Who Knew? 5 Surprises About Accreditation

Inside Higher Ed

Jamienne S. Studley
February 17, 2022
Accreditation is stepping up its game in an evolving higher education landscape in ways that may surprise you, writes Jamienne Studley.
It’s no surprise that accreditation is misunderstood. The accreditation system exists precisely to allow for tailored, predictive judgments applying broad standards to infinitely varied institutions. Add multiple accrediting agencies with different approaches, terminology and mandates, with some accreditors evaluating whole institutions and others specific programs, and it’s a recipe for the description “black box.”
I receive so many questions about accreditation—variations of “really, an accreditor does that?”—that it’s time to share some facts about accreditation that may be surprising to many. Some are long-standing practices, while others are recent developments. Some are common across accreditation agencies, while others are agency-specific. Focusing on the agency I lead, WASC Senior College and University Commission, reveals how accreditation can focus on equity, outcomes, student success and institutional risk monitoring in a new landscape of national scope and innovation.
  1. Student outcomes. Calls abound for accreditors to consider outcomes, evidence and measures of institutional and student success—as one observer has put it, to “devote less attention to process and more attention to results.” Indeed, I issued some of those calls myself when I chaired the National Advisory Committee on Institutional Quality and Integrity, the federal body that advises the secretary of education on the recognition of accrediting agencies, and when I worked on higher education policy at the U.S. Department of Education.

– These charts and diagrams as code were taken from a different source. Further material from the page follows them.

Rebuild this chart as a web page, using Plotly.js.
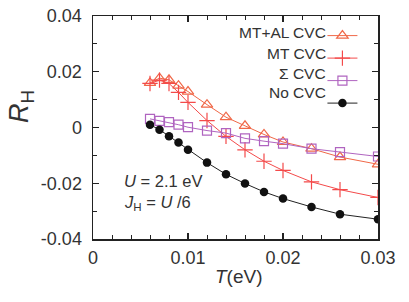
<!DOCTYPE html>
<html>
<head>
<meta charset="utf-8">
<script src="https://cdn.plot.ly/plotly-3.0.1.min.js"></script>
<style>html,body{margin:0;padding:0;background:#fff;}#chart{width:409px;height:302px;}</style>
</head>
<body>
<div id="chart"></div>
<script>
// Temperature (eV)
var T = [0.006, 0.007, 0.008, 0.009, 0.010, 0.012, 0.014, 0.016, 0.018, 0.020, 0.023, 0.026, 0.030];
// Hall coefficient R_H for each vertex-correction level
var mtal = [0.0160, 0.0177, 0.0171, 0.0150, 0.0129, 0.0082, 0.0037, 0.0006, -0.0025, -0.0052, -0.0076, -0.0106, -0.0132];
var mt   = [0.0158, 0.0170, 0.0158, 0.0126, 0.0090, 0.0025, -0.0032, -0.0080, -0.0121, -0.0154, -0.0195, -0.0223, -0.0251];
var sig  = [0.0031, 0.0024, 0.0019, 0.0010, 0.0001, -0.0011, -0.0020, -0.0039, -0.0049, -0.0058, -0.0076, -0.0088, -0.0104];
var nocvc= [0.0010, -0.0008, -0.0031, -0.0054, -0.0080, -0.0126, -0.0168, -0.0201, -0.0231, -0.0255, -0.0285, -0.0311, -0.0329];
var seriesNames = ["MT+AL CVC", "MT CVC", "\u03A3 CVC", "No CVC"];
var xTicks = [0, 0.01, 0.02, 0.03];
var xTickText = ["0", "0.01", "0.02", "0.03"];
var yTicks = [-0.04, -0.02, 0, 0.02, 0.04];
var yTickText = ["-0.04", "-0.02", "0", "0.02", "0.04"];

var cTri = '#f06848', cPlus = '#f44a4a', cSq = '#b064c0', cDot = '#111111';
var FF = 'Liberation Sans, Arial, sans-serif';

var traces = [
  {x: T, y: mtal, mode: 'lines+markers', name: ' ', line: {color: cTri, width: 1},
   marker: {symbol: 'triangle-up-open', size: 10, color: cTri, line: {width: 1.2, color: cTri}}},
  {x: T, y: mt, mode: 'lines+markers', name: ' ', line: {color: cPlus, width: 1},
   marker: {symbol: 'cross-thin-open', size: 11, color: cPlus, line: {width: 1.2, color: cPlus}}},
  {x: T, y: sig, mode: 'lines+markers', name: ' ', line: {color: cSq, width: 1},
   marker: {symbol: 'square-open', size: 9, color: cSq, line: {width: 1.2, color: cSq}}},
  {x: T, y: nocvc, mode: 'lines+markers', name: ' ', line: {color: '#222', width: 1},
   marker: {symbol: 'circle', size: 8.5, color: cDot}}
];

var txt = '#333333';
var legY = [0.924, 0.834, 0.744, 0.655];
var annotations = seriesNames.map(function(n, i){
  return {xref: 'paper', yref: 'paper', x: 0.825, y: legY[i], xanchor: 'right', yanchor: 'middle',
          text: n, showarrow: false, font: {family: FF, size: 15.5, color: txt}};
});
annotations.push({xref: 'paper', yref: 'paper', x: -0.25, y: 0.595, textangle: -90,
  text: '<i>R</i><sub>H</sub>', showarrow: false, xanchor: 'center', yanchor: 'middle',
  font: {family: FF, size: 27, color: txt}});
annotations.push({xref: 'paper', yref: 'paper', x: 0.512, y: -0.166, xanchor: 'center', yanchor: 'middle',
  text: '<i>T</i>(eV)', showarrow: false, font: {family: FF, size: 19, color: txt}});
annotations.push({xref: 'paper', yref: 'paper', x: 0.1, y: 0.258, xanchor: 'left', yanchor: 'middle',
  text: '<i>U</i> = 2.1 eV', showarrow: false, font: {family: FF, size: 16.5, color: txt}});
annotations.push({xref: 'paper', yref: 'paper', x: 0.1, y: 0.162, xanchor: 'left', yanchor: 'middle',
  text: '<i>J</i><sub>H</sub> = <i>U</i> /6', showarrow: false, font: {family: FF, size: 16.5, color: txt}});

var axisCommon = {
  showgrid: false, zeroline: false, showline: true, linecolor: '#222', linewidth: 1.5,
  mirror: 'allticks', ticks: 'inside', ticklen: 6, tickwidth: 1.2, tickcolor: '#222',
  tickfont: {family: FF, size: 18, color: txt}
};

var layout = {
  width: 409, height: 302,
  margin: {l: 93, r: 31, t: 16, b: 63},
  paper_bgcolor: '#fff', plot_bgcolor: '#fff',
  showlegend: true,
  legend: {x: 0.805, y: 0.985, xanchor: 'left', yanchor: 'top', bgcolor: 'rgba(0,0,0,0)',
           font: {size: 15}, tracegroupgap: 0, itemwidth: 30},
  xaxis: Object.assign({}, axisCommon, {
    range: [0, 0.03], tickvals: xTicks, ticktext: xTickText, ticklabelstandoff: 2,
    minor: {dtick: 0.002, ticks: 'inside', ticklen: 4, tickwidth: 1, tickcolor: '#222'}
  }),
  yaxis: Object.assign({}, axisCommon, {
    range: [-0.04, 0.04], tickvals: yTicks, ticktext: yTickText, ticklabelstandoff: 6,
    minor: {dtick: 0.01, ticks: 'inside', ticklen: 4, tickwidth: 1, tickcolor: '#222'}
  }),
  annotations: annotations
};

Plotly.newPlot('chart', traces, layout, {displayModeBar: false, staticPlot: true});
</script>
</body>
</html>
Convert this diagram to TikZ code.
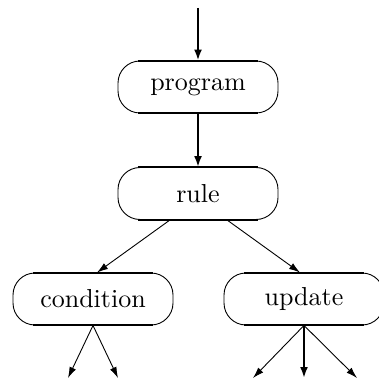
\documentclass[tikz,border=0pt]{standalone}
\usetikzlibrary{arrows.meta}
% labels in the 10pt design, enlarged
\newcommand{\boxlabel}[1]{\scalebox{2.6}{#1}}
\begin{document}
\begin{tikzpicture}[x=1pt,y=-1pt,
  box/.style={draw, rounded corners=22pt, minimum width=160pt, minimum height=52pt,
    inner sep=0pt, line width=0.9pt, font=\fontsize{10}{12}\selectfont},
  boxedge/.style={line width=2pt},
  thinarr/.style={line width=0.9pt, -{Latex[length=11pt,width=7pt]}},
  thickarr/.style={line width=2.3pt, -{Latex[length=11pt,width=8pt]}}]
\useasboundingbox (0,0) rectangle (378,379);

% boxes
\node[box] (program) at (198,87) {\boxlabel{program}};
\node[box] (rule) at (198,193.5) {\boxlabel{rule}};
\node[box] (cond) at (93,299) {\boxlabel{condition}};
\node[box] (upd) at (304,299) {\boxlabel{update}};

% heavier straight top and bottom edges
\foreach \n in {program,rule,cond,upd}{
  \draw[boxedge] ([xshift=20pt]\n.north west) -- ([xshift=-20pt]\n.north east);
  \draw[boxedge] ([xshift=20pt]\n.south west) -- ([xshift=-20pt]\n.south east);
}

% free ends
\coordinate (in) at (198,8);
\coordinate (c1) at (68,378);
\coordinate (c2) at (118,378);
\coordinate (u1) at (253,378);
\coordinate (u2) at (304,378);
\coordinate (u3) at (357,378);

% connectors
\draw[thickarr] (in) -- (program.north);
\draw[thickarr] (program.south) -- (rule.north);
\draw[thinarr] ([xshift=-28pt]rule.south) -- ([xshift=4pt]cond.north);
\draw[thinarr] ([xshift=29pt]rule.south) -- ([xshift=-4pt]upd.north);
\draw[thinarr] (cond.south) -- (c1);
\draw[thinarr] (cond.south) -- (c2);
\draw[thinarr] (upd.south) -- (u1);
\draw[thickarr] (upd.south) -- (u2);
\draw[thinarr] (upd.south) -- (u3);
\end{tikzpicture}
\end{document}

Message received: results matter. Allow me to introduce you to WSCUC’s public Key Indicators Dashboard (affectionately known as KID). In August, WSCUC posted a wealth of data by institution about student demographics and student finances, including median student debt levels, the percentages of students receiving Pell Grants, graduation and retention rates, and postgraduation outcomes. Disaggregation of student data by race and ethnicity, first required by WSCUC in 2000 to support equity priorities, is now comprehensive. Outcomes and trends are displayed in the context of a range of WSCUC and national medians.